Very interesting. The Oculus is quite a good deal at 299 USD given its technical specifications. I suspected that they were selling them below cost and subsidising them through stuff like this.
The issue is that, as a data-driven organisation I am certain that they would have assessed the likely impact of including ads on turning away users and made that the decision.
Honestly I personally do not want an Oculus (mostly because it is owned by Facebook and tied to a Facebook login) but if ads allow them to make the platform even more affordable to consumers, this could be a boon to VR overall. Ideally, ads means cheaper hardware which leads to a larger consumer base which entices a larger developer base, and, hopefully, more and better VR games when the dust settles.

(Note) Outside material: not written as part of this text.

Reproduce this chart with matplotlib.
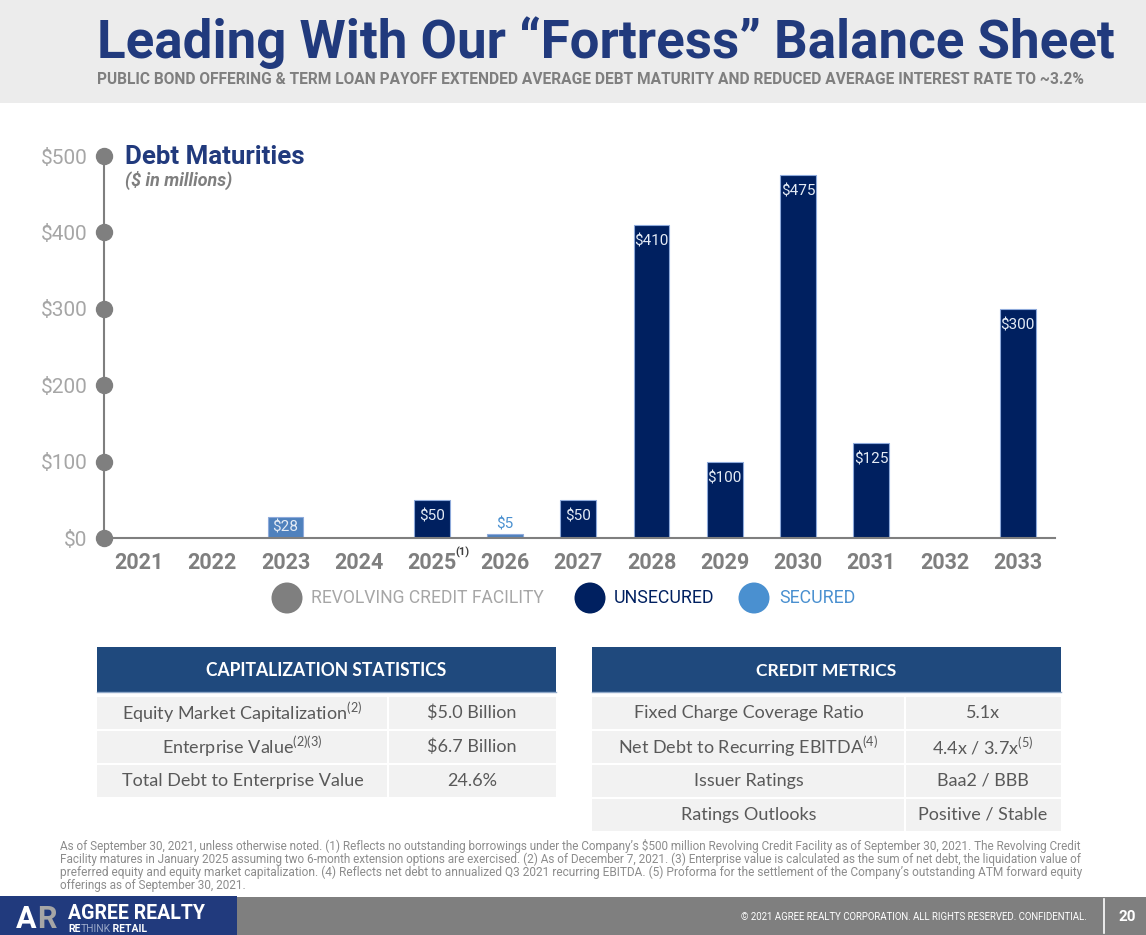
import matplotlib
matplotlib.use("Agg")
import matplotlib.pyplot as plt
from matplotlib import font_manager
from matplotlib.patches import Rectangle, Circle
import numpy as np

# ---------------- data ----------------
years = ["2021", "2022", "2023", "2024", "2025", "2026", "2027",
         "2028", "2029", "2030", "2031", "2032", "2033"]
revolving = [0, 0, 0, 0, 0, 0, 0, 0, 0, 0, 0, 0, 0]
secured = [0, 0, 28, 0, 0, 5, 0, 0, 0, 0, 0, 0, 0]
unsecured = [0, 0, 0, 0, 50, 0, 50, 410, 100, 475, 125, 0, 300]
y_ticks = [0, 100, 200, 300, 400, 500]
y_tick_labels = [r"\$0", r"\$100", r"\$200", r"\$300", r"\$400", r"\$500"]
series_names = ["REVOLVING CREDIT FACILITY", "UNSECURED", "SECURED"]

title = "Leading With Our \u201cFortress\u201d Balance Sheet"
subtitle = ("PUBLIC BOND OFFERING & TERM LOAN PAYOFF EXTENDED AVERAGE DEBT "
            "MATURITY AND REDUCED AVERAGE INTEREST RATE TO ~3.2%")

cap_title = "CAPITALIZATION STATISTICS"
cap_labels = ["Equity Market Capitalization", "Enterprise Value",
              "Total Debt to Enterprise Value"]
cap_label_notes = ["(2)", "(2)(3)", ""]
cap_values = [r"\$5.0 Billion", r"\$6.7 Billion", "24.6%"]
cap_value_notes = ["", "", ""]

credit_title = "CREDIT METRICS"
credit_labels = ["Fixed Charge Coverage Ratio", "Net Debt to Recurring EBITDA",
                 "Issuer Ratings", "Ratings Outlooks"]
credit_label_notes = ["", "(4)", "", ""]
credit_values = ["5.1x", "4.4x / 3.7x", "Baa2 / BBB", "Positive / Stable"]
credit_value_notes = ["", "(5)", "", ""]

footnotes = [
    "As of September 30, 2021, unless otherwise noted. (1) Reflects no outstanding borrowings under the "
    "Company\u2019s \\$500 million Revolving Credit Facility as of September 30, 2021. The Revolving Credit",
    "Facility matures in January 2025 assuming two 6-month extension options are exercised. (2) As of "
    "December 7, 2021. (3) Enterprise value is calculated as the sum of net debt, the liquidation value of",
    "preferred equity and equity market capitalization. (4) Reflects net debt to annualized Q3 2021 "
    "recurring EBITDA. (5) Proforma for the settlement of the Company\u2019s outstanding ATM forward equity",
    "offerings as of September 30, 2021.",
]

# ---------------- styles ----------------
NAVY = "#002060"
TITLE_BLUE = "#213a7d"
HDR_BLUE = "#1f497d"
SEC_BLUE = "#4f81bd"
SEC_LEG = "#4a90d0"
GRAY = "#7f7f7f"
LGRAY = "#a6a6a6"
TXT = "#595959"
series_colors = [GRAY, NAVY, SEC_LEG]
series_text_colors = [LGRAY, NAVY, SEC_LEG]

avail = {f.name for f in font_manager.fontManager.ttflist}


def pick(*names):
    for n in names:
        if n in avail:
            return n
    return "DejaVu Sans"


NARROW = pick("Liberation Sans Narrow", "DejaVu Sans Condensed", "Roboto", "Liberation Sans")
BODY = pick("Lato", "Open Sans", "DejaVu Sans")

W, H = 1146, 935
fig = plt.figure(figsize=(W / 100, H / 100), dpi=100)
fig.patch.set_facecolor("white")
renderer = fig.canvas.get_renderer()

ov = fig.add_axes([0, 0, 1, 1], zorder=0)
ov.set_xlim(0, W)
ov.set_ylim(H, 0)
ov.axis("off")


def fit(t, width):
    w = t.get_window_extent(renderer).width
    t.set_fontsize(t.get_fontsize() * width / w)
    return t


def sup(s, note):
    if not note:
        return s
    return s + r"$^{\mathregular{" + note + "}}$"


# ---------------- header ----------------
ov.add_patch(Rectangle((0, 0), W, 103, color="#ececec", lw=0))
t = ov.text(97, 58, title, fontsize=40, fontweight="bold", color=TITLE_BLUE,
            family=NARROW, va="baseline", ha="left")
fit(t, 1016)
t = ov.text(97, 84, subtitle, fontsize=11, fontweight="bold", color=GRAY,
            family=NARROW, va="baseline", ha="left")
fit(t, 988)

# ---------------- chart ----------------
px_left, px_right, px_top, px_bottom = 104, 1055, 156, 538
ax = fig.add_axes([px_left / W, 1 - px_bottom / H, (px_right - px_left) / W,
                   (px_bottom - px_top) / H], zorder=2)
ax.patch.set_alpha(0)
x = np.arange(len(years))
xmin, xmax = -0.478, 12.51
ax.set_xlim(xmin, xmax)
ax.set_ylim(0, 500)
bw = 0.49
px_per_unit = (px_bottom - px_top) / 500.0

rev = np.array(revolving, float)
sec = np.array(secured, float)
uns = np.array(unsecured, float)
ax.bar(x, rev, width=bw, color=GRAY, lw=0)
ax.bar(x, sec, bottom=rev, width=bw, color=SEC_BLUE,
       edgecolor=["#8eaadb" if v > 0 else "none" for v in sec], lw=0.8)
ax.bar(x, uns, bottom=rev + sec, width=bw, color=NAVY,
       edgecolor=["#8eaadb" if v > 0 else "none" for v in uns], lw=0.8)

for i in range(len(years)):
    for vals, base in ((sec, rev), (uns, rev + sec)):
        v = vals[i]
        if v <= 0:
            continue
        top = base[i] + v
        lab = r"\$%d" % v
        if v < 15:
            ax.annotate(lab, (x[i], top), xytext=(0, 2), textcoords="offset points",
                        ha="center", va="bottom", color=SEC_LEG, fontsize=11,
                        family=NARROW)
        else:
            drop_px = min(16.5, v * px_per_unit / 2)
            ax.annotate(lab, (x[i], top), xytext=(0, -drop_px * 0.72),
                        textcoords="offset points", ha="center", va="center",
                        color="#e4ebf5", fontsize=11, family=NARROW)

for s in ("top", "right"):
    ax.spines[s].set_visible(False)
for s in ("left", "bottom"):
    ax.spines[s].set_color(GRAY)
    ax.spines[s].set_linewidth(1.5)
ax.spines["left"].set_zorder(1)

ax.set_yticks(y_ticks)
ax.set_yticklabels(y_tick_labels, color=LGRAY, fontsize=15, family=NARROW)
ax.tick_params(axis="y", length=0, pad=12)
ax.plot(np.full(len(y_ticks), xmin), y_ticks, "o", color=GRAY, ms=11.5,
        clip_on=False, zorder=6)

ax.set_xticks(x)
ax.set_xticklabels(years, color=GRAY, fontsize=15.5, fontweight="bold", family=NARROW)
ax.tick_params(axis="x", length=0, pad=10)
ax.annotate("(1)", (4, 0), xytext=(17, -10), textcoords="offset points",
            ha="left", va="center", fontsize=8, fontweight="bold", color="#404040",
            family=NARROW, annotation_clip=False)

t = ov.text(125, 164, "Debt Maturities", fontsize=18, fontweight="bold",
            color=TITLE_BLUE, family=NARROW, va="baseline", ha="left")
fit(t, 180)
t = ov.text(125, 186, r"(\$ in millions)", fontsize=12, fontweight="bold",
            style="italic", color=GRAY, family=NARROW, va="baseline", ha="left")
fit(t, 107)

# legend
leg_circle_x = [287, 590, 754]
leg_text_x = [311, 614, 779]
leg_widths = [233, 100, 76]
for name, c, tc, cx, tx, tw in zip(series_names, series_colors, series_text_colors,
                                    leg_circle_x, leg_text_x, leg_widths):
    ov.add_patch(Circle((cx, 598), 15.5, color=c, lw=0))
    t = ov.text(tx, 598, name, fontsize=13, color=tc, family=NARROW,
                va="center", ha="left")
    fit(t, tw)

# ---------------- tables ----------------


def draw_table(x0, x1, xsplit, title_txt, title_w, labels, lnotes, values, vnotes):
    ov.add_patch(Rectangle((x0, 647), x1 - x0, 45, color=HDR_BLUE, lw=0))
    ov.plot([x0, x1], [691.5, 691.5], color="#8fa8c8", lw=1)
    t = ov.text((x0 + x1) / 2, 671, title_txt, fontsize=13, fontweight="bold",
                color="white", family=BODY, ha="center", va="center")
    fit(t, title_w)
    for r, (lab, ln, val, vn) in enumerate(zip(labels, lnotes, values, vnotes)):
        y0 = 697 + r * 34
        ov.add_patch(Rectangle((x0, y0), xsplit - x0 - 1, 32, color="#f2f2f2", lw=0))
        ov.add_patch(Rectangle((xsplit + 1, y0), x1 - xsplit - 1, 32, color="#f2f2f2", lw=0))
        ov.text((x0 + xsplit) / 2, y0 + 16, sup(lab, ln), fontsize=13, color=TXT,
                family=BODY, ha="center", va="center")
        ov.text((xsplit + x1) / 2, y0 + 16, sup(val, vn), fontsize=13, color=TXT,
                family=BODY, ha="center", va="center")


draw_table(97, 556, 388, cap_title, 242, cap_labels, cap_label_notes,
           cap_values, cap_value_notes)
draw_table(592, 1061, 905, credit_title, 141, credit_labels, credit_label_notes,
           credit_values, credit_value_notes)

# ---------------- footnotes ----------------
fn_widths = [1033, 1037, 1025]
fn_y = [850, 863, 876, 889]
fs0 = None
for i, (line, y) in enumerate(zip(footnotes, fn_y)):
    t = ov.text(60, y, line, fontsize=8, color="#8c8c8c", family=NARROW,
                va="baseline", ha="left")
    if i < len(fn_widths):
        fit(t, fn_widths[i])
        if fs0 is None:
            fs0 = t.get_fontsize()
    else:
        t.set_fontsize(fs0)

# ---------------- footer ----------------
ov.add_patch(Rectangle((0, 897), W, H - 897, color=GRAY, lw=0))
ov.add_patch(Rectangle((0, 896), 237, H - 896, color=TITLE_BLUE, lw=0))
t = ov.text(16, 928, "A", fontsize=22, fontweight="bold",
            color="white", family=NARROW, va="baseline", ha="left")
xa = 16 + t.get_window_extent(renderer).width + 1
ov.text(xa, 928, "R", fontsize=22, fontweight="bold",
        color="#a6a6a6", family=NARROW, va="baseline", ha="left")
t = ov.text(68, 919, "AGREE REALTY", fontsize=16, fontweight="bold",
            color="white", family=NARROW, va="baseline", ha="left")
fit(t, 137)
xx = 68
for part, col, wt in (("RE", "white", "bold"), ("THINK", "#9aa8c8", "normal"),
                      (" RETAIL", "white", "bold")):
    t = ov.text(xx, 932, part, fontsize=7.5, fontweight=wt, color=col,
                family=NARROW, va="baseline", ha="left")
    xx += t.get_window_extent(renderer).width
t = ov.text(1087, 917, "\u00a9 2021 AGREE REALTY CORPORATION. ALL RIGHTS RESERVED. CONFIDENTIAL.",
            fontsize=7, color="white", family=NARROW, va="center", ha="right")
fit(t, 347)
ov.plot([1104, 1104], [899, 933], color="white", lw=1.2)
ov.text(1127, 917, "20", fontsize=11, fontweight="bold", color="white",
        family=NARROW, va="center", ha="center")

fig.savefig("out.png", dpi=100, facecolor="white")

I don't understand this obsession with ads. Let's see what a person has to spend to play one of these games:
1. A powerful PC (at least $1000)
2. The headset (at least $300)
3. The game (Beat Saber $30)
So after paying this much ($1330) why is advertising needed? Do AAA games need additional ad funding after selling their games? Do indie game devs need additional ad funding after selling their game?
The problem with ads is that is it inherently disruptive and annoying wherever it is inserted (billboards, movies, TV, youtube, webpages). Why do you want to annoy and irritate customers paying a premium for your next gen platform?
I don't regret my purchase quite yet though. It's been an amazing device for our whole family. The VR bar has been set in eyes of my kids and they want more.
The saddest thing about these VR companies (or any other hyped yet insubstantial new thing for that matter) to me is the fact that they got acquired too quickly that one cannot short them on the stock exchange...
Calling VR insubstantial is absurd. Just because VR helmets won't be as popular as mobile phones doesn't make them so. It's like calling an Xbox insubstantial.
What VR lacks in game variety, it makes up for in how unique the experience is. VR consoles will be able to get new games and apps, while "regular" consoles won't get more unique without releasing new models.
Gaming in VR is also a lot more beginner friendly. Console Controllers are not intuitive, whereas VR controls almost always are.
In short, VR is already very viable and its future is extremely promising. But if you want to short stuff, be my guest.
I get your point. But with all due respect, the comparison is unfortunately off by a substantial magnitude: overall VR devices sold world wide in 2019: <6M (https://www.statista.com/statistics/671403/global-virtual-re...)
xbox sales alone are quite constantly at 50M per month (!!!)
Then it sounds like you're not really getting my point.
VR as is today is a new tech. The Quest 2 is a recent release, second model of a new lineup. Xbox 360 was released in 2005 so look at xbox sales in like, 2006 instead. Which… checks numbers, hey look, 4 million units.
> Console Controllers are not intuitive, whereas VR controls almost always are.
Almost all console controllers follow a similar control scheme for decades (minus the front buttons like "share" or the touchpads). I don't see them as unintuitive.
They are for someone who hasn't ever played a game, easier to get them to learn how to do stuff with vr controllers than with a console controller, vr incorporates far more normal movements that everyone already knows how to do, like picking stuff up or aiming a gun/bow, shooting is easy it is aiming it that is hard.
The experience of VR gaming and desktop gaming is not interchangeable. I tried a modern VR headset very recently and I was blown away by the level of immersion. So many early teething issues from several years ago were actually solved problems. Living room space was a biggie, for instance.
Even if you could, you won't make money shorting on the stock exchange because you think stocks are more expensive than they should be. You can only make money shorting things on the stock exchange when you guess that other investors will think the price is too high relatively soon.